Supplied material:
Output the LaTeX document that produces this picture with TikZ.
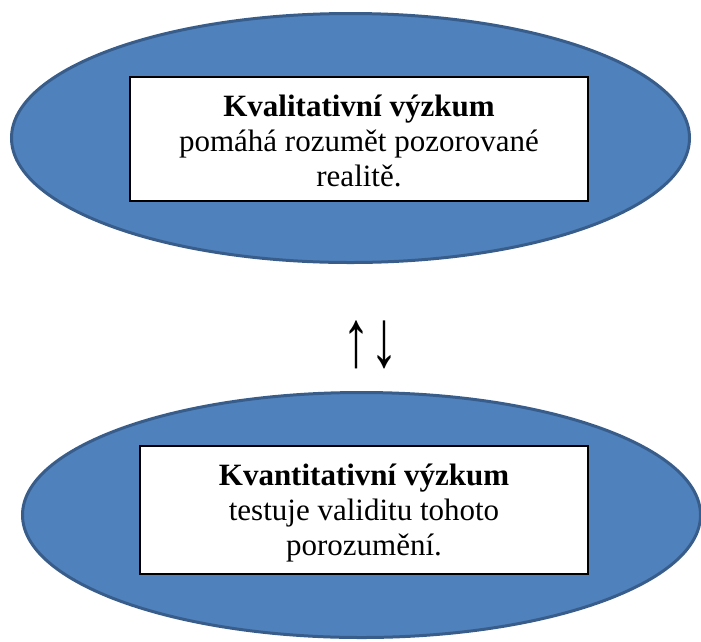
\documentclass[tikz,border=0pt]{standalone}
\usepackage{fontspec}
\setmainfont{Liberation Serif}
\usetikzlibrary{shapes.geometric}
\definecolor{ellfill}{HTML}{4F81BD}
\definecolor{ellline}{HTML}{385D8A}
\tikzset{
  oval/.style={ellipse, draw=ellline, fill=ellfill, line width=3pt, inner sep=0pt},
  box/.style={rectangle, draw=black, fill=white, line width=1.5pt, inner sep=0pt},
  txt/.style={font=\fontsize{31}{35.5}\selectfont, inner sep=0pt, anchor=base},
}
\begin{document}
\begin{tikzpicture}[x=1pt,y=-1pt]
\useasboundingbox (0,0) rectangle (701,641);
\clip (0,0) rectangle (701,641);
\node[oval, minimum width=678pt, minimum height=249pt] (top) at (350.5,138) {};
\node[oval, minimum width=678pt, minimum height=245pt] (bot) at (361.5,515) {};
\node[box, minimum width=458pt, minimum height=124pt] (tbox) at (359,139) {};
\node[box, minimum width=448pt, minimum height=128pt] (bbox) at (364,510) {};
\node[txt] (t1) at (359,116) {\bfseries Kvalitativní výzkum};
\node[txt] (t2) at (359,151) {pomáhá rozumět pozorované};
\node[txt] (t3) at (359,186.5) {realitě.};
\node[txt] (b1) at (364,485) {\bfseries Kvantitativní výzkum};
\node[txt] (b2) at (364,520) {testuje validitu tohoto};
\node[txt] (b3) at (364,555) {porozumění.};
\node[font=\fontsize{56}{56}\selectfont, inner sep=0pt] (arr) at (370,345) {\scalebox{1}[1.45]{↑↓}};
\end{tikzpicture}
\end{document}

What you are asked to do:
Repeat the listing above exactly, with no pictures.

Task solution:
Output the LaTeX document that produces this picture with TikZ.
\documentclass[tikz,border=0pt]{standalone}
\usepackage{fontspec}
\setmainfont{Liberation Serif}
\usetikzlibrary{shapes.geometric}
\definecolor{ellfill}{HTML}{4F81BD}
\definecolor{ellline}{HTML}{385D8A}
\tikzset{
  oval/.style={ellipse, draw=ellline, fill=ellfill, line width=3pt, inner sep=0pt},
  box/.style={rectangle, draw=black, fill=white, line width=1.5pt, inner sep=0pt},
  txt/.style={font=\fontsize{31}{35.5}\selectfont, inner sep=0pt, anchor=base},
}
\begin{document}
\begin{tikzpicture}[x=1pt,y=-1pt]
\useasboundingbox (0,0) rectangle (701,641);
\clip (0,0) rectangle (701,641);
\node[oval, minimum width=678pt, minimum height=249pt] (top) at (350.5,138) {};
\node[oval, minimum width=678pt, minimum height=245pt] (bot) at (361.5,515) {};
\node[box, minimum width=458pt, minimum height=124pt] (tbox) at (359,139) {};
\node[box, minimum width=448pt, minimum height=128pt] (bbox) at (364,510) {};
\node[txt] (t1) at (359,116) {\bfseries Kvalitativní výzkum};
\node[txt] (t2) at (359,151) {pomáhá rozumět pozorované};
\node[txt] (t3) at (359,186.5) {realitě.};
\node[txt] (b1) at (364,485) {\bfseries Kvantitativní výzkum};
\node[txt] (b2) at (364,520) {testuje validitu tohoto};
\node[txt] (b3) at (364,555) {porozumění.};
\node[font=\fontsize{56}{56}\selectfont, inner sep=0pt] (arr) at (370,345) {\scalebox{1}[1.45]{↑↓}};
\end{tikzpicture}
\end{document}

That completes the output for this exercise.